Zważywszy na olbrzymi wpływ Rzymu na czasy, które przedstawia OPOWIEŚĆ O ZBAWICIELU, oczywistym było, że musi on znaleźć swoje odzwierciedlenie także w muzyce. Niewiele wiadomo o muzyce starożytnego Rzymu. W przeciwieństwie do greckiej czy hebrajskiej tradycji muzycznej, rzymska nie pozostawiła po sobie manuskryptów z notacją muzyczną. Istnieją jednak dowody archeologiczne na istnienie instrumentów muzycznych.
Mając wiedzę na temat wpływów, jakim podlegał Rzym, znając terytoria, jakie podbił i kultury, które na niego oddziaływały, członkowie Praecones Brittanniae zgromadzili swoje własne rekonstrukcje brzmień starożytnej muzyki rzymskiej. Sesje z nimi odbyte ujawniły istnienie kolejnych instrumentów, które można było wykorzystać, aby zobrazować okres okupacji rzymskiej. Cały zespół udał się do kościoła św. Leonarda w pobliskiej wiosce Downham, gdzie nagrali materiał muzyczny z wykorzystaniem różnych instrumentów perkusyjnych i metalowych dętych.
Szofar jest jeszcze jednym instrumentem odgrywającym olbrzymią rolę w muzyce ilustrującej film. Doskonale znany społeczności żydowskiej, szofar jest używany w czasie świąt Rosz Haszana (Żydowski Nowy Rok) i Jom Kipur (Dzień Pojednania). Ten instrument służył do dawania sygnału i jest jedynym starożytnym instrumentem hebrajskim używanym po dziś dzień. Znany od tysięcy lat, robiony z baraniego rogu, szofar miał niegdyś szersze zastosowanie muzyczne niż dziś.

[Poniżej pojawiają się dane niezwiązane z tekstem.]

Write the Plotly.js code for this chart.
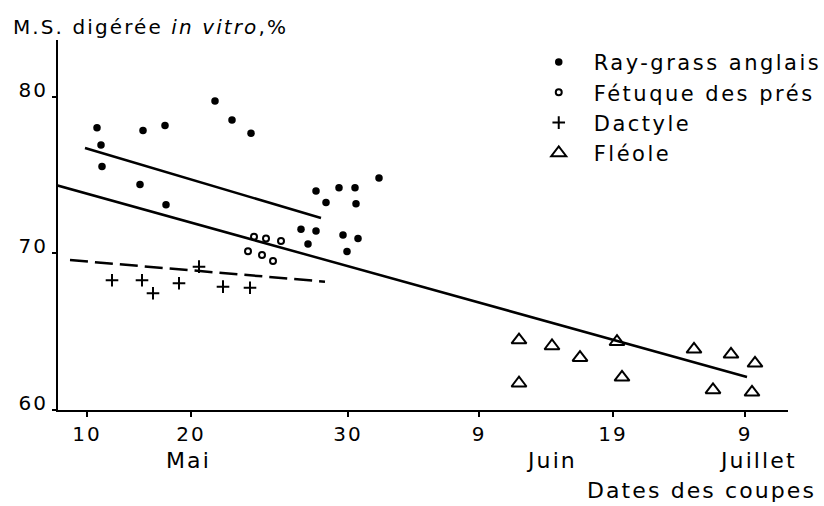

Cera: „Nie był to jedynie instrument używany w czasie uroczystości biblijnych, jak podaje Biblia. Nasze badania ujawniły, że w czasach Chrystusa jego użyteczność była dużo większa, niż ta, którą znamy dzisiaj. Dęto w niego np. żeby ogłosić nów księżyca, był używany przez heraldów w trakcie ogłoszeń publicznych, więc postaraliśmy się użyć jego dźwięk w filmie.”

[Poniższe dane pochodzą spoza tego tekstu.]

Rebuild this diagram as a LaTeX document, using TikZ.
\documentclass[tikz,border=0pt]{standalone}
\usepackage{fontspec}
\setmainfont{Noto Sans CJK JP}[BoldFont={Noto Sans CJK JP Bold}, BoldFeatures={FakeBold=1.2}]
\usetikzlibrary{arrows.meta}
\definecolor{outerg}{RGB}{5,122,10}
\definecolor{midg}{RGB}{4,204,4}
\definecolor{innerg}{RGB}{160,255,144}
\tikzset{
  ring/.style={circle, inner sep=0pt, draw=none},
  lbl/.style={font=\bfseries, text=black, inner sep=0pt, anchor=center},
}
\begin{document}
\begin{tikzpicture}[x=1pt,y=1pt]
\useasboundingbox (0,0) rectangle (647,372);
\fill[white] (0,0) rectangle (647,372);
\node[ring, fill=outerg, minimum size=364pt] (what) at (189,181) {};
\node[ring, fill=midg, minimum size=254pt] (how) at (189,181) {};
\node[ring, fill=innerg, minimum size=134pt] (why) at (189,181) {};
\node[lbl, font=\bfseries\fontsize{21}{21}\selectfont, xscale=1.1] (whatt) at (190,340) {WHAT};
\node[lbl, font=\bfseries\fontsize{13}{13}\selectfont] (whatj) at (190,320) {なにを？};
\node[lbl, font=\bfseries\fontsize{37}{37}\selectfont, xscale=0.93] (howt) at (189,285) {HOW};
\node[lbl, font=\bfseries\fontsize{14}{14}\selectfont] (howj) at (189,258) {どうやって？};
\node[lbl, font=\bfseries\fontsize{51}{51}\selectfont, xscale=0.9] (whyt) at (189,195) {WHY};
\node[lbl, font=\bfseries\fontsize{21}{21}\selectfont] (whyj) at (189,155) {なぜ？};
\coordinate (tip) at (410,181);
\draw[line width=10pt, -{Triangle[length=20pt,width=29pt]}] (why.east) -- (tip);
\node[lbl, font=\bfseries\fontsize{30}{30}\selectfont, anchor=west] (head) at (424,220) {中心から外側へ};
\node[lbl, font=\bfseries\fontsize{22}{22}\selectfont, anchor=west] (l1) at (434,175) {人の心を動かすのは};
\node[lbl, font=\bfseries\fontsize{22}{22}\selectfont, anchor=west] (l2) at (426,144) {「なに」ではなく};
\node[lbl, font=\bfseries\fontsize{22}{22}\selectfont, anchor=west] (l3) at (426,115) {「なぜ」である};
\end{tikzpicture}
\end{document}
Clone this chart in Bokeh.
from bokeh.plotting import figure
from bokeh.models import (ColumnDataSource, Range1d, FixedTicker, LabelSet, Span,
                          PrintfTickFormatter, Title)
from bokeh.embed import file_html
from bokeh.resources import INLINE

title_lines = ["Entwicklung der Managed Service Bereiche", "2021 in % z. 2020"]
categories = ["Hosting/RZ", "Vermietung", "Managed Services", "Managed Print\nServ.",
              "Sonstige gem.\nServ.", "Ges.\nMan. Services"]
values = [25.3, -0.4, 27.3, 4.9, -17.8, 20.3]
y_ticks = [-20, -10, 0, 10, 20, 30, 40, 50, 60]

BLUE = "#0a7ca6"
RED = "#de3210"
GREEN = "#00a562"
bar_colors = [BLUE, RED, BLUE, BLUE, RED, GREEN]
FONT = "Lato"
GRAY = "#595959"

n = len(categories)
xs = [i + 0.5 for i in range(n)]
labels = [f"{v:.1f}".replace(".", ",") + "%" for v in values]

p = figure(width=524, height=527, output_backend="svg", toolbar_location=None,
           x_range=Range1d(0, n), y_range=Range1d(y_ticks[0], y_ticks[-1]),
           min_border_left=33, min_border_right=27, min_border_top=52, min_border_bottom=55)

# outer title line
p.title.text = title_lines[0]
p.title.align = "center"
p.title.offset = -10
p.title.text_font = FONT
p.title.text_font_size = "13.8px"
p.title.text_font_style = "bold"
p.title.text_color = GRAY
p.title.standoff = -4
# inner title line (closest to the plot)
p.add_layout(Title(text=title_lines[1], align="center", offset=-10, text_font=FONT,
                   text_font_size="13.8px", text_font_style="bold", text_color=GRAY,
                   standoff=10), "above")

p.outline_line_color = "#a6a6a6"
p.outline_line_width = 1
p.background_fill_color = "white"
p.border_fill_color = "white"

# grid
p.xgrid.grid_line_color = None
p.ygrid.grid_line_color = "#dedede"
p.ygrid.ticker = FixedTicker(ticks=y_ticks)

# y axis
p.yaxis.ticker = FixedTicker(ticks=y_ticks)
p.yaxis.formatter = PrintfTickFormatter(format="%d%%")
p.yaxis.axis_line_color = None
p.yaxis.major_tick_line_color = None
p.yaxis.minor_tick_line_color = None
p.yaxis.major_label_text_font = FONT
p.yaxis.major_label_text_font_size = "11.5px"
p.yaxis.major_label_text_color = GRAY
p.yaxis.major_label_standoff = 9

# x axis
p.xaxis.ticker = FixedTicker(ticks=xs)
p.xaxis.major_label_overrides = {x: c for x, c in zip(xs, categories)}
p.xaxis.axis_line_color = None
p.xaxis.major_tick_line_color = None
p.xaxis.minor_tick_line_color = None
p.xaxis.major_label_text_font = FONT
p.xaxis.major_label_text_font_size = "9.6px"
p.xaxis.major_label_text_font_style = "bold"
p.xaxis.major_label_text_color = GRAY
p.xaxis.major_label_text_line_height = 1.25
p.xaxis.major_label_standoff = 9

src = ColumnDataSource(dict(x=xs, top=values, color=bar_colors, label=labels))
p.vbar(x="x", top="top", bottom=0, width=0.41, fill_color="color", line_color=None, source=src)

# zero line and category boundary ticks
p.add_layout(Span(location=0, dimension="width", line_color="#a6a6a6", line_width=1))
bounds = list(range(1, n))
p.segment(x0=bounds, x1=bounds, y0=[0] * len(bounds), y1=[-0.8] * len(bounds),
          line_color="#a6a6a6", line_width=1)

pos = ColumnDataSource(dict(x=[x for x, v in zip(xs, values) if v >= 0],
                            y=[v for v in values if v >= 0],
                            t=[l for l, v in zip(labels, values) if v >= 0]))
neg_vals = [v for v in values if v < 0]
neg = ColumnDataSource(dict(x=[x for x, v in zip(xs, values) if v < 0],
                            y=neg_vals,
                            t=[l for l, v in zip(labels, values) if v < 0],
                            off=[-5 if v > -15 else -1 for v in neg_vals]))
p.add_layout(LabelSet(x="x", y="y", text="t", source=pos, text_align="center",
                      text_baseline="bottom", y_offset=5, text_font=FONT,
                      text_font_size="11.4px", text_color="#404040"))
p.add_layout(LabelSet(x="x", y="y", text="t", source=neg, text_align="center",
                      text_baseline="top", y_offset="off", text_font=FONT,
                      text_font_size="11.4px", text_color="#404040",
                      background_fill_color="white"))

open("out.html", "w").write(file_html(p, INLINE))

Obu panom udało się również nawiązać współpracę z francuską śpiewaczką Ester Lamandier, jedną z czołowych wykonawczyń rekonstrukcji starożytnej hebrajskiej muzyki biblijnej. Śpiewa ona aramejskie pieśni, które pochodzą w przybliżeniu z czasów św. Jana. Wykonywane w języku Jezusa, utwory Lamandier są bardzo ważną częścią muzyki do filmu.
Badania Cery zakończyły się w lipcu zarejestrowaniem muzyki w studiu nagrań Air Lyndhurst w Londynie. Muzyka Danny, zorkiestrowane przez Nicholasa Dodda, światowej sławy dyrygenta, w wykonaniu Philharmonia Orchestra of London, to eklektyczne i sugestywne połączenie starożytnych i współczesnych instrumentów.
Muzyka do filmu OPOWIEŚĆ O ZBAWICIELU, inspirowana światem starożytnym i wprawnie łącząca te inspiracje z wykorzystaniem współczesnych instrumentów, w magiczny sposób przywołuje na myśl czas i miejsce o ponadczasowym znaczeniu historycznym i religijnym.